I do not speak with authority on this but I do know that the cost of the contribution in the case of unions with a provident fund is very substantial. A printer, a baker, a mechanic of any kind who has been a member of a society for 40 or 50 years—I notice that some have been given gold medals in celebration of their 50th year of membership of a trade union—have been paying for all that period into a superannuation fund which enables them on retirement to get a pension of 30/- a week or £1 a week and in some cases only 10/- a week. In the case of the Dublin Typographical Provident Society I think the pension is 30/- a week. Let us say that Pat Murphy retires from Dollard's Printing Works at the age of 65. Perhaps he has gone blind or lost the power of his hands or some of his faculties are impaired. He is no longer able to do the job of typographical operator. He retires on a pension of 30/—not from the employer—but from the society into whose funds he has been paying for a lifetime in order that he might be entitled to that pension. But, when Pat Murphy reaches the age of 70, he gets no old age pension unless the typographical society reduce his superannuation to 6/- a week. I do not know in fact what would happen in that case, but I assume that the society would say: "No; we will make a gift of 10/- a week to the State and continue to pay Pat Murphy his 30/- a week." What happens in the case of a private firm? I know a number of private firms in whose case there is a voluntary superannuation scheme for the employees. When one of the workers retires through ill-health at 60 or 65, he gets £1 or 25/- a week but the firm says: "We are under no obligation to provide this fund. It is purely an act of generosity on our part because this man has not contributed 1d. to the fund out of which the pension is payable." In that case I do know that when the person who is in receipt of this £1 a week pension reaches the age of 70 the firm reduces his pension to 6/- so that he may be entitled to 10/- from the State, but his total income decreases from 20/- to 16/-a week and he becomes a charge on State funds.

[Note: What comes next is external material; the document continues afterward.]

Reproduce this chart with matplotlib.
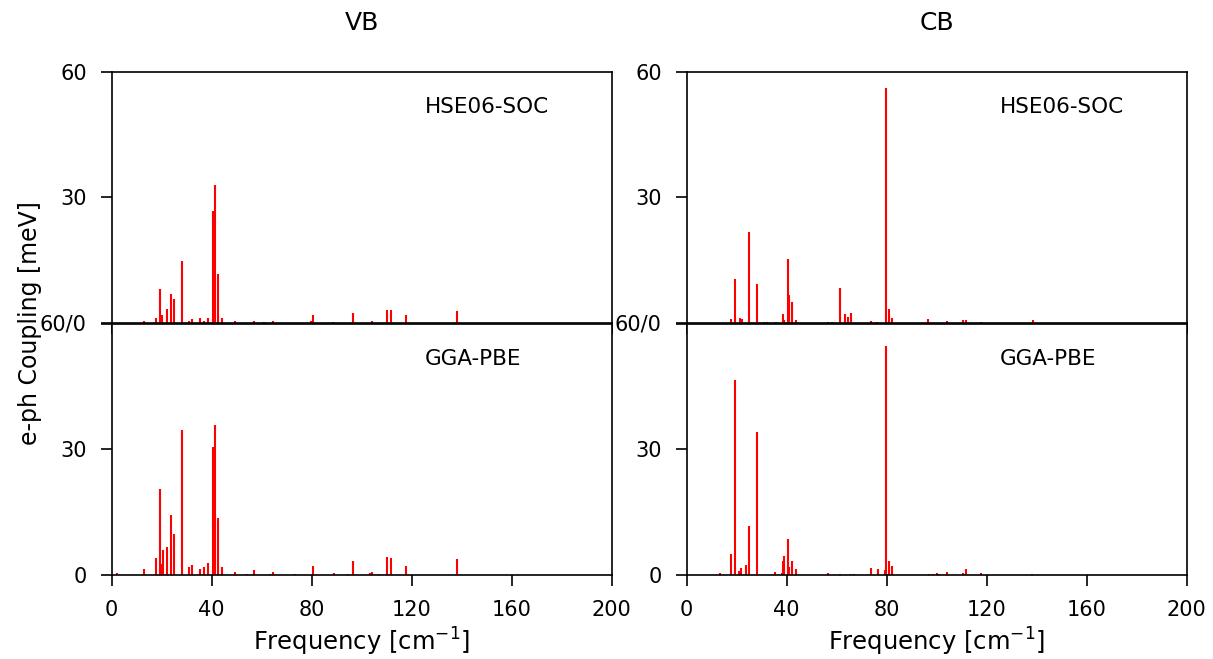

The Parliamentary Secretary is a sensible person with his roots deep in the country and he has close personal knowledge of the conditions to which I refer. He knows them as well as I do. Nothing I have said here is unfamiliar to the Parliamentary Secretary. I want to put this to him: One of the worst things that can be said about our old age pension code is that it has the effect, not of improving the position of those who reach 70 but of damaging them to the extent that their incomes are reduced in the circumstances I have referred to. The shopkeeper who has been paying a pension of £1 a week to a vanman for five or six years discovers that that man has now reached the age of 70 and that if he continues to provide the £1 a week the State will go free. He therefore says: "No. I have to pay rates and taxes. I have to pay incometax. I have to pay duty on goods. I will not let the State away with it," and in order that the State may be obliged to pay the 10/-, the shopkeeper reduces his payment to 6/-.